We are at a turning point very similar to the one in which Robert Schuman found himself in the 1950s, when he decided to propose the almost utopian idea of an Economic Community of Coal and Steel—the embryo for what has become the European Union. A key difference is that we seem, this time around, to be experiencing deep feelings of pessimism and disappointment, and rare is the day that we do not hear something new about the decadence of Europe. But I do not wish to be decadent—decadence is nostalgia, it belongs to the snobbism of the twenty-first century; if you are decadent, nostalgic, well, then you do nothing, for nothing can be done. If we stay the course, Europe will be turned into a museum-fortress where people can come to see the marvelous Roman and Gothic cloisters that tourists visit, or the Prado, Louvre and Picasso museums. Europe will be a living museum; they will come to visit us and we will be a fortress, because we do not want anyone to come in, and we do not want anyone to bother us. And we will have no workforce, no new ideas, and no abilities. And we will start to die gradually in our museum-fortress.

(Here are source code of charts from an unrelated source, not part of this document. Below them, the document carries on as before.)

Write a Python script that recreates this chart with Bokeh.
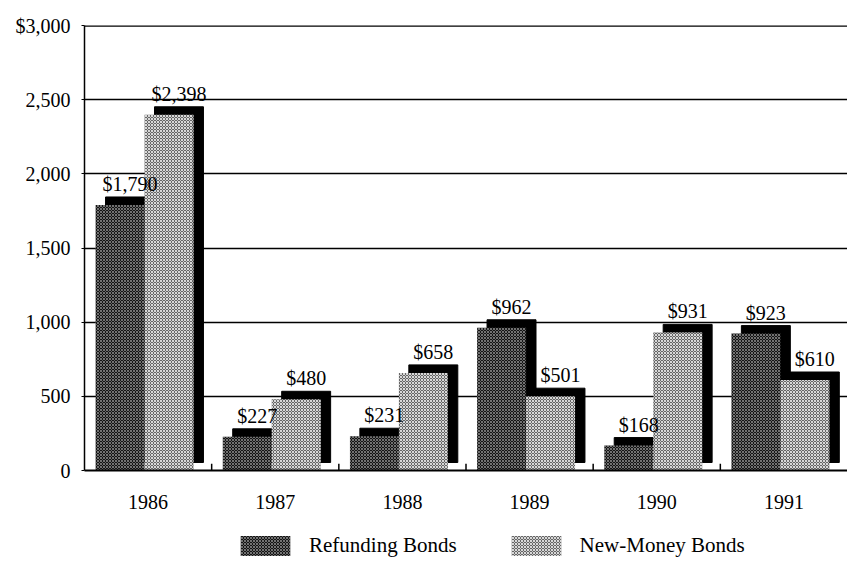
from bokeh.plotting import figure
from bokeh.layouts import column
from bokeh.models import (ColumnDataSource, Range1d, FixedTicker, Legend, LegendItem, Span)
from bokeh.core.properties import value
from bokeh.embed import file_html
from bokeh.resources import INLINE

years = ["1986", "1987", "1988", "1989", "1990", "1991"]
refunding = [1790, 227, 231, 962, 168, 923]
new_money = [2398, 480, 658, 501, 931, 610]
y_ticks = [0, 500, 1000, 1500, 2000, 2500, 3000]
y_tick_labels = ["0", "500", "1,000", "1,500", "2,000", "2,500", "$3,000"]
series_names = ["Refunding Bonds", "New-Money Bonds"]

FONT = "Liberation Serif"
n = len(years)
bw = 0.385
off_r = 0.28
off_n = 0.665
sdx = 0.078   # shadow offset (category units)
sdy = 54      # shadow offset (value units)

REF_STYLE = dict(fill_color="#141414", line_color=None, hatch_pattern="x", hatch_color="white",
                 hatch_scale=3, hatch_alpha=0.4, hatch_weight=1)
NM_STYLE = dict(fill_color="#666666", line_color=None, hatch_pattern="x", hatch_color="white",
                hatch_scale=3, hatch_alpha=0.75, hatch_weight=1)

p = figure(width=847, height=512, output_backend="svg", toolbar_location=None,
           x_range=Range1d(0, n), y_range=Range1d(0, 3000),
           min_border_left=84, min_border_right=0, min_border_top=25, min_border_bottom=42,
           background_fill_color="white", border_fill_color="white")
p.outline_line_color = None

xs = list(range(n))
xr = [i + off_r for i in xs]
xn = [i + off_n for i in xs]

src = ColumnDataSource(dict(
    xr=xr, xn=xn, r=refunding, nm=new_money,
    xrs=[x + sdx for x in xr], xns=[x + sdx for x in xn],
    rs=[v + sdy for v in refunding], ns=[v + sdy for v in new_money],
    rl=["$" + format(v, ",") for v in refunding],
    nl=["$" + format(v, ",") for v in new_money],
))

# shadows
p.vbar(x="xrs", top="rs", bottom=sdy, width=bw, source=src, fill_color="black", line_color="black")
p.vbar(x="xns", top="ns", bottom=sdy, width=bw, source=src, fill_color="black", line_color="black")

p.vbar(x="xr", top="r", width=bw, source=src, **REF_STYLE)
p.vbar(x="xn", top="nm", width=bw, source=src, **NM_STYLE)

# value labels
p.text(x="xrs", y="rs", text="rl", source=src, text_font=value(FONT), text_font_size="20px",
       text_align="center", text_baseline="bottom", y_offset=-2, text_color="black")
p.text(x="xns", y="ns", text="nl", source=src, text_font=value(FONT), text_font_size="20px",
       text_align="center", text_baseline="bottom", y_offset=-2, text_color="black")

# category boundary ticks
bounds = list(range(1, n))
p.segment(x0=bounds, x1=bounds, y0=[0] * len(bounds), y1=[45] * len(bounds),
          line_color="black", line_width=1.5)

# grid
p.xgrid.grid_line_color = None
p.ygrid.ticker = FixedTicker(ticks=y_ticks)
p.ygrid.grid_line_color = "black"
p.ygrid.grid_line_width = 1.5
p.ygrid.level = "underlay"
p.add_layout(Span(location=3000, dimension="width", line_color="black", line_width=2.5))

# axes
p.yaxis.ticker = FixedTicker(ticks=y_ticks)
p.yaxis.major_label_overrides = {t: l for t, l in zip(y_ticks, y_tick_labels)}
p.yaxis.axis_line_color = "black"
p.yaxis.axis_line_width = 1.5
p.yaxis.major_tick_in = 0
p.yaxis.major_tick_out = 3
p.yaxis.minor_tick_line_color = None
p.yaxis.major_label_standoff = 11
p.yaxis.major_label_text_font = FONT
p.yaxis.major_label_text_font_size = "20px"
p.yaxis.major_label_text_color = "black"

centers = [i + 0.5 for i in xs]
p.xaxis.ticker = FixedTicker(ticks=centers)
p.xaxis.major_label_overrides = {c: y for c, y in zip(centers, years)}
p.xaxis.axis_line_color = "black"
p.xaxis.axis_line_width = 2
p.xaxis.major_tick_line_color = None
p.xaxis.minor_tick_line_color = None
p.xaxis.major_label_standoff = 18
p.xaxis.major_label_text_font = FONT
p.xaxis.major_label_text_font_size = "20px"
p.xaxis.major_label_text_color = "black"

# legend strip (placeholder glyphs sit outside the visible range)
lf = figure(width=847, height=46, output_backend="svg", toolbar_location=None,
            x_range=Range1d(0, 1), y_range=Range1d(0, 1), min_border=0,
            background_fill_color="white", border_fill_color="white")
lf.outline_line_color = None
lf.axis.visible = False
lf.grid.visible = False
d1 = lf.vbar(x=[5], top=[5], bottom=[4], width=0.1, **REF_STYLE)
d2 = lf.vbar(x=[5], top=[5], bottom=[4], width=0.1, **NM_STYLE)
legend = Legend(items=[LegendItem(label=series_names[0], renderers=[d1]),
                       LegendItem(label=series_names[1], renderers=[d2])],
                orientation="horizontal", location=(150, 0),
                glyph_width=62, glyph_height=25, label_standoff=13, spacing=48,
                label_text_font=FONT, label_text_font_size="21px", label_height=20,
                label_text_color="black",
                border_line_color=None, background_fill_alpha=0, padding=0, margin=0)
lf.add_layout(legend, "center")

layout = column(p, lf, spacing=0)
open("out.html", "w").write(file_html(layout, INLINE))
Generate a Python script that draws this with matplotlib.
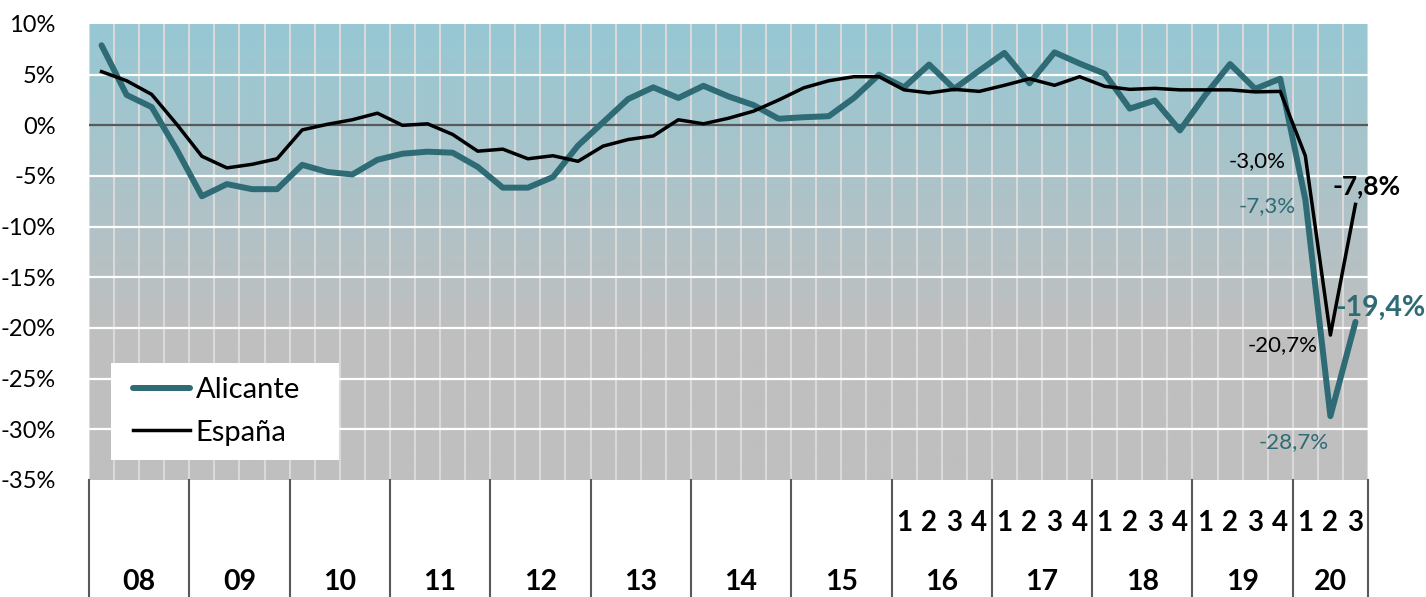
import numpy as np
import matplotlib
matplotlib.use('Agg')
from matplotlib import pyplot as plt
from matplotlib import transforms
from matplotlib.patches import Rectangle

plt.rcParams['font.family'] = ['Lato', 'DejaVu Sans']

# data (quarterly, 2008 Q1 - 2020 Q3), % change
years = ['08', '09', '10', '11', '12', '13', '14', '15', '16', '17', '18', '19', '20']
quarters_per_year = [4, 4, 4, 4, 4, 4, 4, 4, 4, 4, 4, 4, 3]
show_quarter_numbers = ['16', '17', '18', '19', '20']

alicante = [7.9, 3.0, 1.8, -2.4,
            -7.0, -5.8, -6.3, -6.3,
            -3.9, -4.6, -4.85, -3.4,
            -2.8, -2.6, -2.7, -4.1,
            -6.15, -6.15, -5.1, -2.0,
            0.3, 2.6, 3.75, 2.7,
            3.9, 2.85, 2.0, 0.65,
            0.8, 0.9, 2.7, 5.0,
            3.75, 6.0, 3.6, 5.4,
            7.15, 4.15, 7.2, 6.1,
            5.1, 1.65, 2.45, -0.5,
            2.95, 6.05, 3.6, 4.6,
            -7.3, -28.7, -19.4]

espana = [5.3, 4.4, 3.05, 0.1,
          -3.05, -4.2, -3.85, -3.3,
          -0.45, 0.1, 0.55, 1.2,
          0.0, 0.15, -0.9, -2.55,
          -2.35, -3.3, -3.0, -3.55,
          -2.05, -1.4, -1.05, 0.55,
          0.15, 0.7, 1.4, 2.5,
          3.7, 4.4, 4.8, 4.8,
          3.5, 3.2, 3.55, 3.35,
          3.95, 4.6, 3.95, 4.8,
          3.85, 3.55, 3.65, 3.5,
          3.5, 3.5, 3.3, 3.35,
          -3.0, -20.7, -7.8]

teal = '#2E6B75'
n = len(alicante)
x = np.arange(n)

fig = plt.figure(figsize=(14.26, 5.97), dpi=100)
ax = fig.add_axes([89 / 1426, 117 / 597, 1279 / 1426, 456 / 597])
ymin, ymax = -35, 10

# background gradient: blue-teal at top fading to gray
yy = np.linspace(ymax, ymin, 300)
top = np.array([150, 200, 212]) / 255
bot = np.array([191, 191, 191]) / 255
t = np.clip((ymax - yy) / 30.0, 0, 1)[:, None]
grad = top * (1 - t) + bot * t
ax.imshow(grad[:, None, :], extent=[-0.5, n - 0.5, ymin, ymax], aspect='auto', zorder=0)

# grid
for k in range(n + 1):
    ax.axvline(k - 0.5, color='#D9D9D9', lw=1.5, zorder=1)
for v in range(ymin, ymax + 1, 5):
    if v == 0:
        ax.axhline(v, color='#595959', lw=1.6, zorder=2)
    elif v != ymin and v != ymax:
        ax.axhline(v, color='white', lw=1.6, zorder=1)

ax.plot(x, alicante, color=teal, lw=4.3, solid_capstyle='round', solid_joinstyle='round',
        zorder=3, label='Alicante')
ax.plot(x, espana, color='black', lw=2.5, solid_joinstyle='round', zorder=4, label='España')

ax.set_xlim(-0.5, n - 0.5)
ax.set_ylim(ymin, ymax)
ax.set_xticks([])
ax.set_yticks(range(ymin, ymax + 1, 5))
ax.set_yticklabels([f'{v}%' for v in range(ymin, ymax + 1, 5)], fontsize=17)
ax.tick_params(axis='y', length=0, pad=24)
for s in ax.spines.values():
    s.set_visible(False)

# bottom category axis (two levels)
trans = transforms.blended_transform_factory(ax.transData, ax.transAxes)
start = 0
for yr, nq in zip(years, quarters_per_year):
    ax.plot([start - 0.5, start - 0.5], [0, -0.26], transform=trans, color='#595959',
            lw=1.5, clip_on=False)
    ax.text(start + (nq - 1) / 2, -0.224, yr, transform=trans, ha='center', va='center',
            fontsize=20.5, fontweight='bold')
    if yr in show_quarter_numbers:
        for q in range(nq):
            ax.text(start + q, -0.094, str(q + 1), transform=trans, ha='center', va='center',
                    fontsize=20, fontweight='bold')
    start += nq
ax.plot([start - 0.5, start - 0.5], [0, -0.26], transform=trans, color='#595959',
        lw=1.5, clip_on=False)

# value labels for 2020
i1, i2, i3 = n - 3, n - 2, n - 1
ax.annotate('-3,0%', (i1, espana[i1]), xytext=(-20, -5), textcoords='offset pixels',
            ha='right', va='center', fontsize=16, color='black')
ax.annotate('-7,3%', (i1, alicante[i1]), xytext=(-10, -7), textcoords='offset pixels',
            ha='right', va='center', fontsize=16, color=teal)
ax.annotate('-7,8%', (i3, espana[i3]), xytext=(11, 18), textcoords='offset pixels',
            ha='center', va='center', fontsize=19, fontweight='bold', color='black')
ax.annotate('-19,4%', (i3, alicante[i3]), xytext=(25, 14), textcoords='offset pixels',
            ha='center', va='center', fontsize=20.5, fontweight='bold', color=teal)
ax.annotate('-20,7%', (i2, espana[i2]), xytext=(-13, -10), textcoords='offset pixels',
            ha='right', va='center', fontsize=16, color='black')
ax.annotate('-28,7%', (i2, alicante[i2]), xytext=(-2, -26), textcoords='offset pixels',
            ha='right', va='center', fontsize=16, color=teal)

# legend on its own white box
ax.add_patch(Rectangle((22 / 1279, 20 / 456), 228 / 1279, 97 / 456, transform=ax.transAxes,
                       facecolor='white', edgecolor='none', zorder=5))
leg = ax.legend(loc='center left', bbox_to_anchor=(44 / 1279, 68.5 / 456), fontsize=21,
                frameon=False, borderaxespad=0, borderpad=0, handlelength=1.95,
                handletextpad=0.2, labelspacing=0.55)
leg.set_zorder(6)

fig.savefig('out.png', dpi=100)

That is not the Europe that I wish for. I want a dynamic Europe—the Europe that deserved the Nobel Peace Prize; the Europe that has the best aeronautical industry, with Airbus and space launches; the Europe that houses the European Organization for Nuclear Research (CERN); the Europe of research, innovation and universities; the Europe of youth. In short, I wish for a Europe that believes in its own future.

This is the Europe that we need to build together—the Europe that the next generations deserve. As Robert Schuman once said: “It is always hard to make decisions, but in politics you have to know how to take a risk.” And we have to decide: we have to choose to make decisions that will lead towards a better and sustainable future for all European citizens.